CHL Psyched for Salmon Dieoff
GRANTS PASS, Oregon — CHL scientists are totally psyched that a parasite killing young salmon and steelhead migrating down the Klamath River to the ocean could kill hundreds of thousands of the fish in coming weeks. Young chinook, coho, and steelhead infected with the parasite Ceratomyxa shasta began showing up in traps that sample the annual migration around May 1, said senior California Department of Fish and Game fisheries biologist Neil Manji.

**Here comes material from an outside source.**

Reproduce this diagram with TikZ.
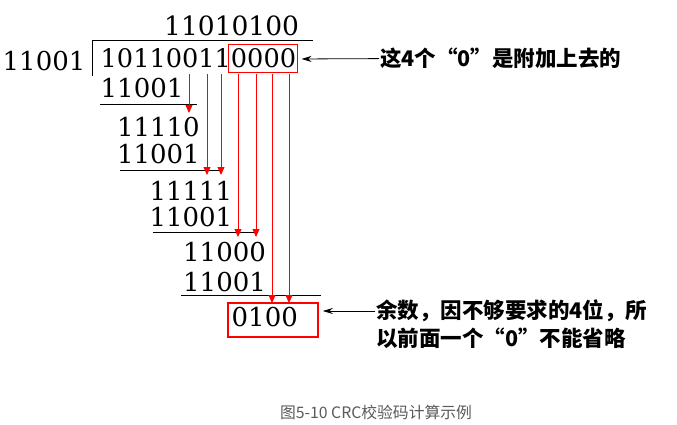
\documentclass[tikz,border=0pt]{standalone}
\usepackage{fontspec}
\usepackage{tikz}
\usetikzlibrary{calc,arrows,arrows.meta,positioning}
\newfontfamily\bitfont{DejaVu Serif}
\newfontfamily\cjk{Noto Sans CJK SC}
\tikzset{
   bits/.style={anchor=base west, inner sep=0pt, font=\fontsize{26}{30}\bitfont},
   rule/.style={draw=black, line width=1pt},
   note/.style={anchor=west, inner sep=1pt, font=\fontsize{21.5}{26}\cjk\bfseries}
}
\begin{document}
\begin{tikzpicture}[x=1pt,y=-1pt,
                    redarrow/.style={draw=red, line width=0.8pt, -{Triangle[length=8pt,width=7pt]}},
                    notearrow/.style={draw=black, line width=0.8pt, -{Stealth[length=10pt,width=6pt]}, shorten >=4pt},
                    caption/.style={inner sep=0pt, text={rgb,255:red,90;green,90;blue,90},
                                    font=\fontsize{15.8}{18}\cjk}]
\useasboundingbox (0,0) rectangle (677,425);
%
\node[bits, font=\fontsize{26.5}{30}\bitfont] (quot) at (164, 36) {11010100};
\node[bits] (divisor) at (2.5, 71) {11001};
\node[bits, font=\fontsize{25.6}{28}\bitfont] (dividend) at (100.5, 68) {101100110000};
\node[bits] (sub1) at (100.5, 98)  {11001};
\node[bits] (rest1) at (116.8, 137) {11110};
\node[bits] (sub2) at (116.8, 163) {11001};
\node[bits] (rest2) at (149.4, 200) {11111};
\node[bits] (sub3) at (149.4, 226) {11001};
\node[bits] (rest3) at (183, 261) {11000};
\node[bits] (sub4) at (183, 291) {11001};
\node[bits] (rem) at (231.5, 326) {0100};
%
\node[draw=red, line width=1pt, minimum width=69pt, minimum height=28pt, inner sep=0pt] (zeros) at (262.5, 59) {};
\node[draw=red, line width=1.6pt, minimum width=90pt, minimum height=34pt, inner sep=0pt] (rembox) at (273, 320) {};
%
\draw[rule] (313, 41) -- (92, 41) -- (92, 76);
\draw[rule] (100, 105) -- (197, 105);
\draw[rule] (120, 170) -- (222, 170);
\draw[rule] (153, 232) -- (258, 232);
\draw[rule] (181, 295) -- (321, 295);
%
\foreach \c/\t in {189/113, 207/175, 221/175, 238/237, 256/237, 272/303, 289/303}
  \draw[redarrow] (\c, 74) -- (\c, \t);
%
\node[note] (note1) at (379, 58) {这4个“0”是附加上去的};
\node[note] (note2a) at (375, 311) {余数，因不够要求的4位，所};
\node[note] (note2b) at (375, 338.5) {以前面一个“0”不能省略};
\draw[notearrow] (note1) -- (zeros.east);
\draw[notearrow] (note2a.west) -- (note2a.west -| rembox.east);
%
\node[caption] (cap) at (376, 412) {图5-10 CRC校验码计算示例};
\end{tikzpicture}
\end{document}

The parasite is found up and down the river, but the cause of the outbreak remains unknown. The parasite infestation injected another source of strain in continuing tensions over dividing scarce water among farmers on the Klamath Reclamation Project, endangered suckers in Upper Klamath Lake, and salmon in the river. "We get put in a very awkward position," Manji said. "Do you want to use (water allocated for salmon) not to kill adult fish coming back or to help young fish go out?"

Releases down the Klamath River have been reduced after it became clear drought conditions were worse than expected, but the U.S. Bureau of Reclamation is meeting Endangered Species Act mandates for water for endangered suckers in Upper Klamath Lake and threatened coho in the Klamath River, said bureau spokesman Jeff McCracken. The bureau has also provided extra water for the spring salmon migration though a water bank that buys water from farmers and has worked with the California Department of Fish and Game to spread out the release of millions of young salmon from the Iron Gate hatchery, McCracken said.

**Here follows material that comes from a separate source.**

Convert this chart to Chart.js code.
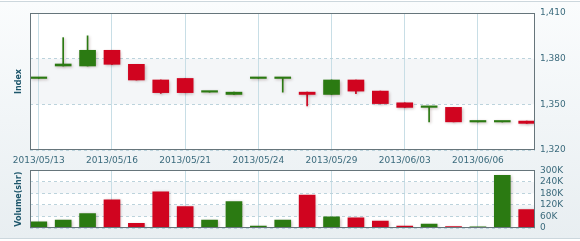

The U.S. Fish and Wildlife Service has generally found water quality and temperatures in the Klamath to be good for fish, said spokesman Al Donner in Sacramento. The first sick fish were spotted in the trap farthest upriver. Over the course of the past month, up to 80 percent of the fish in traps showed symptoms of the parasite, and 50 percent were dead, Manji said. It is unclear if the same proportion can be transferred to the millions of fish in the river. The numbers raised concerns of a repeat of a 2000 fish kill that left an estimated 300,000 young salmon and steelhead dead from the same parasite and a fungus that attacks the gills, Manji said.

The parasite appeared about two weeks before the release of millions of young salmon from the Iron Gate hatchery, making it unlikely the parasite infested the fish in the hatchery or was a result of crowding in the river caused by the release, Manji added. He said he was concerned it would get worse in coming weeks, when flows are due to be reduced to conserve water for irrigation on the Klamath Reclamation Project and with the return of spawning adults this fall.